EXERCISE GOAL.
Line by line, repeat the data below exactly, beginning at the first line and ending at the line with "change_high = [2.8, -22.9]". Omit pictures.

COLLECTED DATA.
▽
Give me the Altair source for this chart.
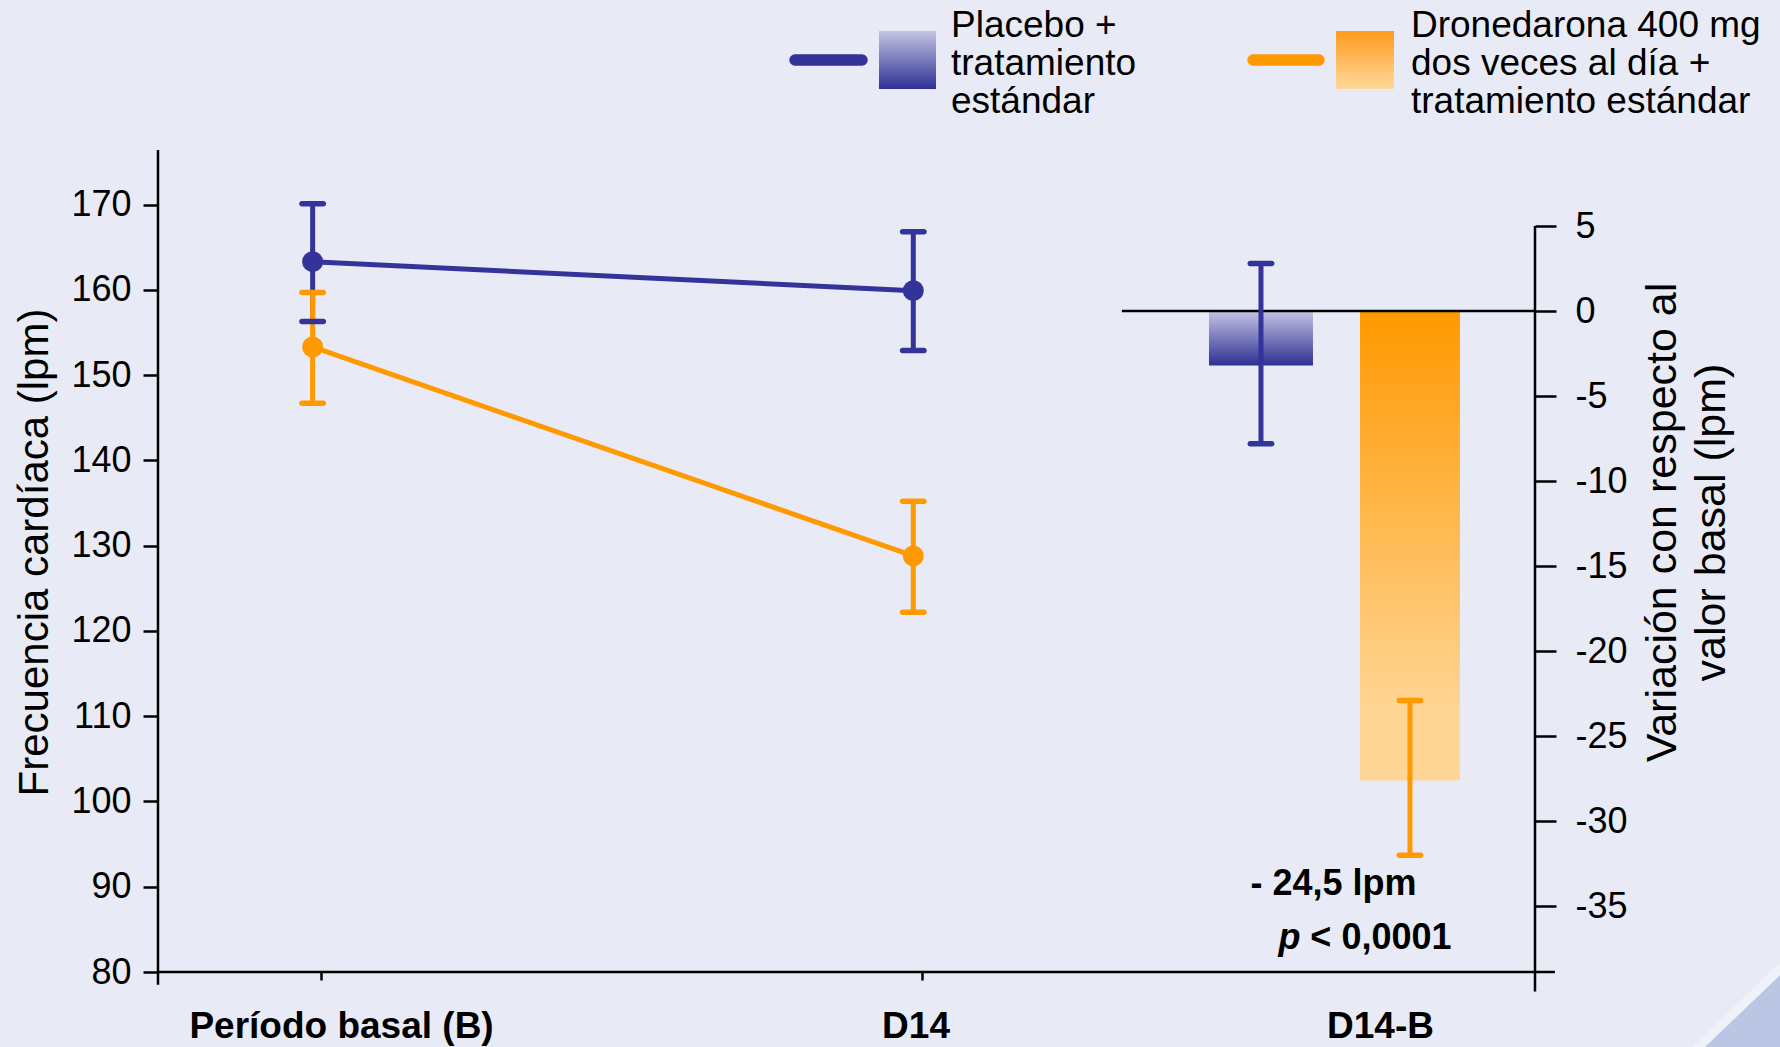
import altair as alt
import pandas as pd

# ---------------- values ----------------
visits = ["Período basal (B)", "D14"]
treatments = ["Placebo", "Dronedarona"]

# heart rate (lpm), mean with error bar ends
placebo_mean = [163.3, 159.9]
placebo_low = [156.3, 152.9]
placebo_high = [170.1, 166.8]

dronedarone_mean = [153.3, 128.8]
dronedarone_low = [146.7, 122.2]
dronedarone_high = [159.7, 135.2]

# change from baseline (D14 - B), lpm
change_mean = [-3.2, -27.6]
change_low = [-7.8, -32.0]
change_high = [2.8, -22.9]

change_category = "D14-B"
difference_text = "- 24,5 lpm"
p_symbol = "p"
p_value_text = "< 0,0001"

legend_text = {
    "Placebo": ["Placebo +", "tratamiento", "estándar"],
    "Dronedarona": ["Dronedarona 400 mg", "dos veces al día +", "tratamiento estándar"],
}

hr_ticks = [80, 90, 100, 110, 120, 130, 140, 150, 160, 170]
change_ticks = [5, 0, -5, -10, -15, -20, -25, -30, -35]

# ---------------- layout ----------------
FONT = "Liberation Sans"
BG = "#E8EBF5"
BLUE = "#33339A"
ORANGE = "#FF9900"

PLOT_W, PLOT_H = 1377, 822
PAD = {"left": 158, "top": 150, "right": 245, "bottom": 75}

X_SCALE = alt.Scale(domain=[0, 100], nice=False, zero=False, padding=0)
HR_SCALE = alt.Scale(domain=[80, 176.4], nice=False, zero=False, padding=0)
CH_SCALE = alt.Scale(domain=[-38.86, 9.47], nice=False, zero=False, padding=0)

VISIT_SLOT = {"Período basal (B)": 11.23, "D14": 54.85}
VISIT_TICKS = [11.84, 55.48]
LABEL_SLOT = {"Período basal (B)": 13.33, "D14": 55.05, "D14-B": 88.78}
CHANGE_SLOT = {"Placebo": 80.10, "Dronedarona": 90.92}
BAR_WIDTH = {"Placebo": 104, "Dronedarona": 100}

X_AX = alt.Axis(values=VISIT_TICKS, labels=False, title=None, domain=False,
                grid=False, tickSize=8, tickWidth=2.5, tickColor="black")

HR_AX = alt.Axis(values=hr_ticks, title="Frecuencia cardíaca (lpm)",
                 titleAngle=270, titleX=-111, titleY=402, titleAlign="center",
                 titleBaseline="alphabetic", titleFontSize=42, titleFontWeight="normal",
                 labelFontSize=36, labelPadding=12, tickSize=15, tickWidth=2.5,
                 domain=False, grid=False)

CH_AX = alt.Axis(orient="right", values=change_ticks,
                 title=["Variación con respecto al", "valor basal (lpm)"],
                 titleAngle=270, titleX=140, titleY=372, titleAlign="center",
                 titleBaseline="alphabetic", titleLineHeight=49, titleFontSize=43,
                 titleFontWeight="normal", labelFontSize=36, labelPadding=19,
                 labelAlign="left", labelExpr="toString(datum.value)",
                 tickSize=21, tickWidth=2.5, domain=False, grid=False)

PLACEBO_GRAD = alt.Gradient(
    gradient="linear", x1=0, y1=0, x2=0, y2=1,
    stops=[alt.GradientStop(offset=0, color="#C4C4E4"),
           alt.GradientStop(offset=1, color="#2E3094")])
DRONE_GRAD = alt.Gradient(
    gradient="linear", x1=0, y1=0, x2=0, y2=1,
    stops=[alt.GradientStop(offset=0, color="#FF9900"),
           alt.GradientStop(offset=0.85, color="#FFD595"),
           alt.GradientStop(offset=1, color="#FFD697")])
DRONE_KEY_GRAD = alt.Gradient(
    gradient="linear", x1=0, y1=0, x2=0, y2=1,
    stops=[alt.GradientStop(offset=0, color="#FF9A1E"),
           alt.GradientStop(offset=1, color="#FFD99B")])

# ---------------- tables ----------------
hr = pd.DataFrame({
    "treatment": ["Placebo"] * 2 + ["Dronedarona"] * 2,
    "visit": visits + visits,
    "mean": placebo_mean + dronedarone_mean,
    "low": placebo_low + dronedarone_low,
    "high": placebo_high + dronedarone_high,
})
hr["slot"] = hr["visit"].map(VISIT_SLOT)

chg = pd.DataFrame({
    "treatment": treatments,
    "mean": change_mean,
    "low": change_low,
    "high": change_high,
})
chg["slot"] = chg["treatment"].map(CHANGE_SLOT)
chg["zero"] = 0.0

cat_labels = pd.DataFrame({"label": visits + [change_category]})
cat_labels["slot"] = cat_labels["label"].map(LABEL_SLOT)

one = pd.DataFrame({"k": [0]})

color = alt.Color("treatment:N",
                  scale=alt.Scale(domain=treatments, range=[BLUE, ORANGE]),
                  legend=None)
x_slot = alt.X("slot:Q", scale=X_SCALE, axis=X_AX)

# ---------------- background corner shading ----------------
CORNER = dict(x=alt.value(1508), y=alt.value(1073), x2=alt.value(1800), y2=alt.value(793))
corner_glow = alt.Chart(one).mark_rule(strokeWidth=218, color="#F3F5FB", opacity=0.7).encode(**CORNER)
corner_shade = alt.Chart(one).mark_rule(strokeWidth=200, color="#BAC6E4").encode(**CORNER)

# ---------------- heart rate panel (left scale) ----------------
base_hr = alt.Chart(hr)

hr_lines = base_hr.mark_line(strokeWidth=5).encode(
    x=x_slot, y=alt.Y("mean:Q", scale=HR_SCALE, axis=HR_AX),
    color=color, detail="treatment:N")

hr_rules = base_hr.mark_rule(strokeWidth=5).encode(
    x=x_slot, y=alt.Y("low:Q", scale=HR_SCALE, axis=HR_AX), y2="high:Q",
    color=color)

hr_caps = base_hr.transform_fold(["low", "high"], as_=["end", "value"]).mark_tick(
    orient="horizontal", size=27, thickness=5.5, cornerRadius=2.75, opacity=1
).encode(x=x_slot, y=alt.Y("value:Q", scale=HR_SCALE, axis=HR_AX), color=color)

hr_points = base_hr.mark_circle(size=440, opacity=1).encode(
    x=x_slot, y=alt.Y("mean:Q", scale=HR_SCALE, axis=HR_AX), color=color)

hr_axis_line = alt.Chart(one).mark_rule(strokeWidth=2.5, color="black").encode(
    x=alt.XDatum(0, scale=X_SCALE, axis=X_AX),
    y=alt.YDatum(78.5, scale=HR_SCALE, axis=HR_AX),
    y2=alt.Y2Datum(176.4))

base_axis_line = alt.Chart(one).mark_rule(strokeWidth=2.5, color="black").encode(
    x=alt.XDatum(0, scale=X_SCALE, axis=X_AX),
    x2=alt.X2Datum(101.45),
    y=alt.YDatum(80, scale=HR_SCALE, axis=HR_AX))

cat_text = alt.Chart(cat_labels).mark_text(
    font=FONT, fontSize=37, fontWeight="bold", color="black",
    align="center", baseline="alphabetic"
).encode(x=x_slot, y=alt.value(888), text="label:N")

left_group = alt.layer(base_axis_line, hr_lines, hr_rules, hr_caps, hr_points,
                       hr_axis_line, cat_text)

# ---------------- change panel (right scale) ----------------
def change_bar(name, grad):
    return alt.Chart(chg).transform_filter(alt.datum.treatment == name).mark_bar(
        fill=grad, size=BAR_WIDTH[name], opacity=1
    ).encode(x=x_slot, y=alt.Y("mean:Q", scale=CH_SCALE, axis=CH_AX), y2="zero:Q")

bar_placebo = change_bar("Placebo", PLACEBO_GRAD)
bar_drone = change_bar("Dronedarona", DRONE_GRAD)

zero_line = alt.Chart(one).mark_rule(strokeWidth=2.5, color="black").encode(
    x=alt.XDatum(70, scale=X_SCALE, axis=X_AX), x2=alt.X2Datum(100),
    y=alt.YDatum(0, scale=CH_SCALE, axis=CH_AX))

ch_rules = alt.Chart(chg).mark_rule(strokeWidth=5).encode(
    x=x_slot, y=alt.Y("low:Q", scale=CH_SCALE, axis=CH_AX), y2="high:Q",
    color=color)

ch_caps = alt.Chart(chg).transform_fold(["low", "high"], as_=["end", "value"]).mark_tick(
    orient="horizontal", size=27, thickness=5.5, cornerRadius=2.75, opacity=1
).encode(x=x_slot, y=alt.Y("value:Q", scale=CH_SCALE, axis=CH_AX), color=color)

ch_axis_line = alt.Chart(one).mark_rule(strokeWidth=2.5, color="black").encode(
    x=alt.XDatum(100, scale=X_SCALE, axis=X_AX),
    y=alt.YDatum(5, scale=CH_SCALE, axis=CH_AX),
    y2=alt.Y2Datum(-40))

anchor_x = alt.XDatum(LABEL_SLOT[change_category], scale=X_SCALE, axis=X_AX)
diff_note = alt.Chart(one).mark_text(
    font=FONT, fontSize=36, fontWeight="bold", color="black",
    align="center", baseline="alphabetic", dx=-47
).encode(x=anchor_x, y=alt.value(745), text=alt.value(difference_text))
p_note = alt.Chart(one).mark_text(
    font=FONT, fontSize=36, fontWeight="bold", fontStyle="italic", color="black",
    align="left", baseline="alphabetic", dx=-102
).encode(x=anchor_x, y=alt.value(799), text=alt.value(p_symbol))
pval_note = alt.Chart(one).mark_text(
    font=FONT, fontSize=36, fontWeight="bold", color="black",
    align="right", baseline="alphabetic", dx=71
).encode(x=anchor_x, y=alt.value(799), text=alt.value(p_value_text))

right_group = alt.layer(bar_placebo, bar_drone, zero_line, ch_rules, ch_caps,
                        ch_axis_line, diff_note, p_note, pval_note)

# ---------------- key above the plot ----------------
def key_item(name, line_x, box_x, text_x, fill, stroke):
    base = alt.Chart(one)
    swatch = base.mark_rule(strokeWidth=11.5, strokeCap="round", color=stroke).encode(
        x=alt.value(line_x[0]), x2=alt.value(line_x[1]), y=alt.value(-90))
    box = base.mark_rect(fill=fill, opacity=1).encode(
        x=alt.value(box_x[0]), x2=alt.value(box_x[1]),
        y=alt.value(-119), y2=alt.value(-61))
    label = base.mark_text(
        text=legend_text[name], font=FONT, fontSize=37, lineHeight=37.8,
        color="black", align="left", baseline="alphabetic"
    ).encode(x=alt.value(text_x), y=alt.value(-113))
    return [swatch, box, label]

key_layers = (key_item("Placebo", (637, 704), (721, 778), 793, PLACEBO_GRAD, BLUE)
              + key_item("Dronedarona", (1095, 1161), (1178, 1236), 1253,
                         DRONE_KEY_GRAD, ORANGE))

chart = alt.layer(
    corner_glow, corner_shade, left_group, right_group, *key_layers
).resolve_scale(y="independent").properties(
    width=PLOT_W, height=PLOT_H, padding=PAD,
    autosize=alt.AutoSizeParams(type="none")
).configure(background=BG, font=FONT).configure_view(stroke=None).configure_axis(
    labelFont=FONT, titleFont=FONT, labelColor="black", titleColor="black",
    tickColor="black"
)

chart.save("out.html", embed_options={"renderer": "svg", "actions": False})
△
CORRECT OUTPUT.
Give me the Altair source for this chart.
import altair as alt
import pandas as pd

# ---------------- values ----------------
visits = ["Período basal (B)", "D14"]
treatments = ["Placebo", "Dronedarona"]

# heart rate (lpm), mean with error bar ends
placebo_mean = [163.3, 159.9]
placebo_low = [156.3, 152.9]
placebo_high = [170.1, 166.8]

dronedarone_mean = [153.3, 128.8]
dronedarone_low = [146.7, 122.2]
dronedarone_high = [159.7, 135.2]

# change from baseline (D14 - B), lpm
change_mean = [-3.2, -27.6]
change_low = [-7.8, -32.0]
change_high = [2.8, -22.9]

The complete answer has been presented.